Lastly, make sure that each question has a purpose. Optimize for signal to noise. There are lots of questions that could be asked and little time to ask them. A good question leaves you reasonably informed that a given area has been covered. You might want to ask one or two more, but you should not need tens of questions just to probe a single area.
This can also be achieved, again, by making sure that your questions are steerable, so if you're satisfied e.g. with the insight you gained about the candidate's mastery of low-level programming and optimization, you could steer the next question towards more algorithmic concerns instead.
Conclusions.
I do not think there is a single good way of performing interviews. Some people will say that technical questions are altogether bad and to be avoided, some will have strong feelings about the presence of whiteboards in the room or computers, of leaving candidates alone solving problems or being always there chatting.

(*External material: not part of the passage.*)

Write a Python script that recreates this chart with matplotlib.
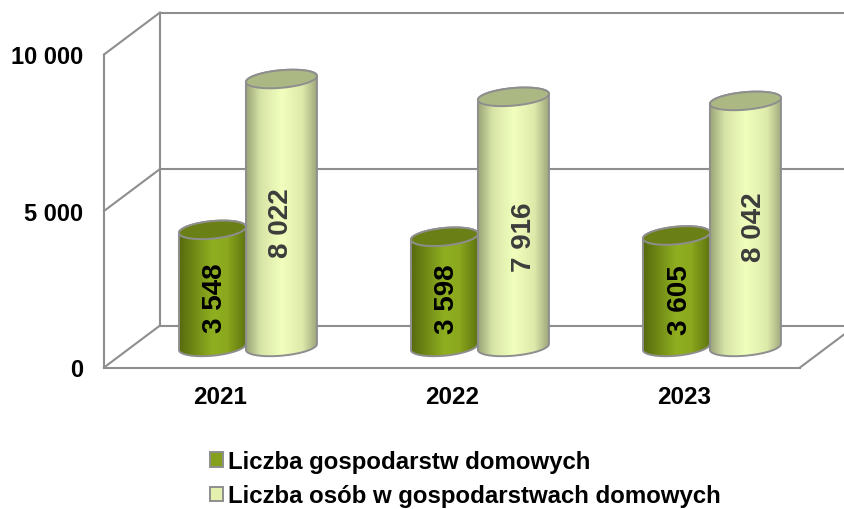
import numpy as np
import matplotlib
matplotlib.use("Agg")
import matplotlib.pyplot as plt
from matplotlib.colors import LinearSegmentedColormap
from matplotlib.patches import PathPatch, Patch
from matplotlib.path import Path

# --- data -------------------------------------------------------------
years = ["2021", "2022", "2023"]
households_labels = ["3 548", "3 598", "3 605"]
people_labels = ["8 022", "7 916", "8 042"]
# heights as they are drawn in the picture (read from the cylinders)
households_drawn = [3740, 3520, 3560]
people_drawn = [8560, 7990, 7860]
y_ticks = [0, 5000, 10000]
y_tick_labels = ["0", "5 000", "10 000"]
series_names = ["Liczba gospodarstw domowych",
                "Liczba osób w gospodarstwach domowych"]

# --- style / layout ---------------------------------------------------
W, H = 845, 510
PX_CAT = 232.0           # pixels per category
PX_VAL = 313.0 / 10000   # pixels per value unit
X0_PX, Y0_PX = 220.0, 368.5   # category 0, value 0 on the front edge
DEPTH_X, DEPTH_Y = 56.0, 42.0  # oblique offset of the back wall, in pixels
BAR_DEPTH = 0.49
LINE = "#8E8E8E"
FONT = "Liberation Sans"
FS_LEGEND = 17.3
FS_TICK = 17.0
FS_CAT = 17.5
FS_VALUE = 20.0

fig = plt.figure(figsize=(W / 100, H / 100), dpi=100, facecolor="white")
ax = fig.add_axes([0, 0, 1, 1])
ax.set_xlim((0 - X0_PX) / PX_CAT, (W - X0_PX) / PX_CAT)
ax.set_ylim((Y0_PX - H) / PX_VAL, Y0_PX / PX_VAL)
ax.axis("off")


def dx(px):
    return px / PX_CAT


def dy(px):
    return px / PX_VAL


def project(x, y, d):
    return x + dx(DEPTH_X) * d, y + dy(DEPTH_Y) * d


def line(p, q, z=1):
    ax.plot([p[0], q[0]], [p[1], q[1]], color=LINE, lw=1.5, zorder=z,
            solid_capstyle="projecting")


# walls
x_left, x_right = -0.5, 2.5
for v in y_ticks:
    line(project(x_left, v, 0), project(x_left, v, 1))
    line(project(x_left, v, 1), project(x_right, v, 1))
line(project(x_left, 0, 0), project(x_left, y_ticks[-1], 0))
line(project(x_left, 0, 1), project(x_left, y_ticks[-1], 1))
line(project(x_left, 0, 0), project(x_right, 0, 0))
line(project(x_right, 0, 0), project(x_right, 0, 1))

# y tick labels
for v, s in zip(y_ticks, y_tick_labels):
    ax.text(project(x_left, 0, 0)[0] - dx(21), v - dy(2.5), s, ha="right",
            va="center", fontsize=FS_TICK, fontweight="bold", family=FONT,
            color="black")
# category labels
for i, s in enumerate(years):
    ax.text(i, -dy(29.5), s, ha="center", va="center", fontsize=FS_CAT,
            fontweight="bold", family=FONT, color="black")

green_cmap = LinearSegmentedColormap.from_list(
    "g", [(0, "#566A0E"), (0.5, "#90AF20"), (0.72, "#8BA81E"), (1, "#5F7410")])
light_cmap = LinearSegmentedColormap.from_list(
    "l", [(0, "#9AA478"), (0.2, "#D6E3A6"), (0.5, "#F1FFBD"),
          (0.8, "#DCE9AA"), (1, "#9DA67A")])
GREEN_TOP, LIGHT_TOP = "#6B7F17", "#ABB884"
gradient = np.linspace(0, 1, 256).reshape(1, -1)


def arc(cx, cy, hw, t):
    sheer = dy(3) / dx(hw)
    xs = cx + dx(hw) * np.cos(t)
    ys = cy + sheer * dx(hw) * np.cos(t) + dy(8.8) * np.sin(t)
    return np.column_stack([xs, ys])


def cylinder(cat, offset_px, hw, value, cmap, top_color, z):
    cx, base = project(cat, 0, BAR_DEPTH)
    cx += dx(offset_px)
    top = base + value
    t_up = np.linspace(0, np.pi, 80)
    t_dn = np.linspace(np.pi, 2 * np.pi, 80)
    outline = np.vstack([arc(cx, top, hw, t_up), arc(cx, base, hw, t_dn)])
    outline = np.vstack([outline, outline[:1]])
    path = Path(outline)
    im = ax.imshow(gradient, cmap=cmap, aspect="auto", zorder=z,
                   extent=[cx - dx(hw), cx + dx(hw), base - dy(12), top + dy(12)])
    edge = PathPatch(path, facecolor="none", edgecolor=LINE, lw=1.4, zorder=z + 0.2)
    ax.add_patch(edge)
    im.set_clip_path(edge)
    ell = arc(cx, top, hw, np.linspace(0, 2 * np.pi, 160))
    ax.fill(ell[:, 0], ell[:, 1], facecolor=top_color, edgecolor=LINE, lw=1.4,
            zorder=z + 0.3)


# fine placement of the value labels relative to each cylinder, in pixels
h_nudge = [(1, -9), (1, -6), (2, -8)]
p_nudge = [(-2, -9), (9, -14), (7, -2)]
GREEN_OFF, LIGHT_OFF = -35.0, 34.0
for i in range(len(years)):
    cylinder(i, GREEN_OFF, 33.5, households_drawn[i], green_cmap, GREEN_TOP, 2 + i)
    cylinder(i, LIGHT_OFF, 35.5, people_drawn[i], light_cmap, LIGHT_TOP, 2.5 + i)
for i in range(len(years)):
    x, base = project(i, 0, BAR_DEPTH)
    ax.text(x + dx(-33.5 + h_nudge[i][0]), base + households_drawn[i] / 2 + dy(h_nudge[i][1]),
            households_labels[i], rotation=90, ha="center", va="center",
            fontsize=FS_VALUE, fontweight="bold", family=FONT, color="black", zorder=10)
    ax.text(x + dx(35.5 + p_nudge[i][0]), base + people_drawn[i] / 2 + dy(p_nudge[i][1]),
            people_labels[i], rotation=90, ha="center", va="center",
            fontsize=FS_VALUE, fontweight="bold", family=FONT, color="#3C3C3C", zorder=10)
ax.set_xlim((0 - X0_PX) / PX_CAT, (W - X0_PX) / PX_CAT)
ax.set_ylim((Y0_PX - H) / PX_VAL, Y0_PX / PX_VAL)

handles = [Patch(facecolor="#84A01C", edgecolor=LINE, lw=1.4),
           Patch(facecolor="#E3F0AE", edgecolor=LINE, lw=1.4)]
fs_px = FS_LEGEND * 100 / 72
fig.legend(handles, series_names, loc="upper left",
           bbox_to_anchor=(210 / W, 1 - 451 / H), frameon=False,
           prop={"family": FONT, "weight": "bold", "size": FS_LEGEND},
           handlelength=13 / fs_px, handleheight=13 / fs_px,
           handletextpad=5 / fs_px, labelspacing=0.47,
           borderpad=0, borderaxespad=0)

fig.savefig("out.png", dpi=100, facecolor="white")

I have no particular feeling about any of these subjects. I do ask technical questions because of the issues discussed above, and for the record, I will draw things on a whiteboard and occasionally have people collaborating on it, if it's the easier way to explain a concept or a solution.
I do not use computers because I do not ask anything that requires real coding. The only exception is for internships, due to the large number of candidates I do pre-screen with an at-home test. That's always real coding, candidates are tasked to make some changes to a small, and hopefully fun and interesting codebase, which either I make ad-hoc from scratch or extract from suitable real-world programs).
I do not think any of this matters that much. What it really matters, is to take time, study, and design a process deliberately. In the real world the worst interviews I've seen were never because they chose a tool or another, but because no real thinking was behind them.